Мне понравилось сообщение Марфы. Она говорит, что страна была великой державой. Искренне строили коммунизм, самую светлую мечту человечества. Но я боюсь, что построить ее никогда не удалось бы… Но вот она пишет, что не хочет назад: «Я нестандарт, я тогда мучилась».

 

И вот центральный вопрос нашей беседы. Много было хорошего и плохого в СССР. И сейчас много хорошего и плохого. Хотите ли вы назад?

 

Щипков:

 

— Я хочу только вперед. Дело в том, что левая идея – прекрасная идея. Я сам человек левых убеждений.

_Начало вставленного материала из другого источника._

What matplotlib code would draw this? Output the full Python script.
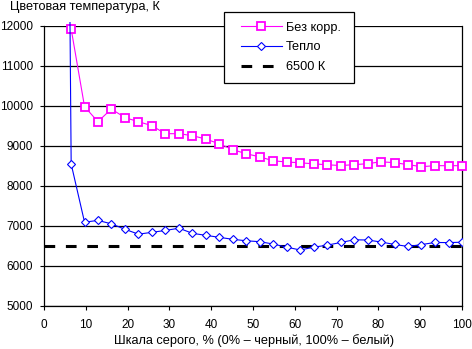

Дело в том, что при СССР оставили левую идею и полностью убрали традиции. Ведь не только церковь. Это касается и церкви, и культуры. Будущее России в сочетании левой идеи и традиции. Вот что нужно сочетать. И тогда мы начнем двигаться. А у нас происходит искусственное разделение. Отдельно либералы, отдельно консерваторы. Нет третьего пути. А он очень прост – соединение левой идеи и традиции. И двигается вперед спокойно. Я оптимист.

 

Чаплин:

 

— Диалог правых и левых не будет означать жесткой конкуренции, о которой мы сегодня говорили?

 

Щипков:

 

— Единственный выход сегодня – договариваться.

 

Чаплин:

 

— И все-таки? Можно ли вернуть то хорошее, что было в СССР?

 

Щипков:

 

— Если мы соединим левую идею с традициями, тогда у нас все получится. Посередине стоят либералы. Надо просто их чуть в сторону убрать. И тогда правые с левыми договорятся.

 

Чаплин:

 

— А что, они не имеют права участия в диалоге?

 

Щипков:

 

— Имеют. Я их нежно люблю. Но в данной политической ситуации они стоят посередине.

 

Чаплин:

 

— Я благодарю за участие в разговоре Александра Владимировича, главного редактора портала «Религия и СМИ», а также члена совета Общественного телевидения.

 

Мы непростую тему сегодня подняли. Интересно. Очень интересно, что практически все, кто позвонил и написал скорее стоят на стороне старого, советского времени.

 

Щипков:

 

— Это неплохо.

 

Чаплин:

 

— Мы — люди, которые на противофазе этого времени начали свою активную жизнь. Тем не менее, я убежден, что мы все договоримся и будем помогать друг другу в добрых делах. Всего доброго!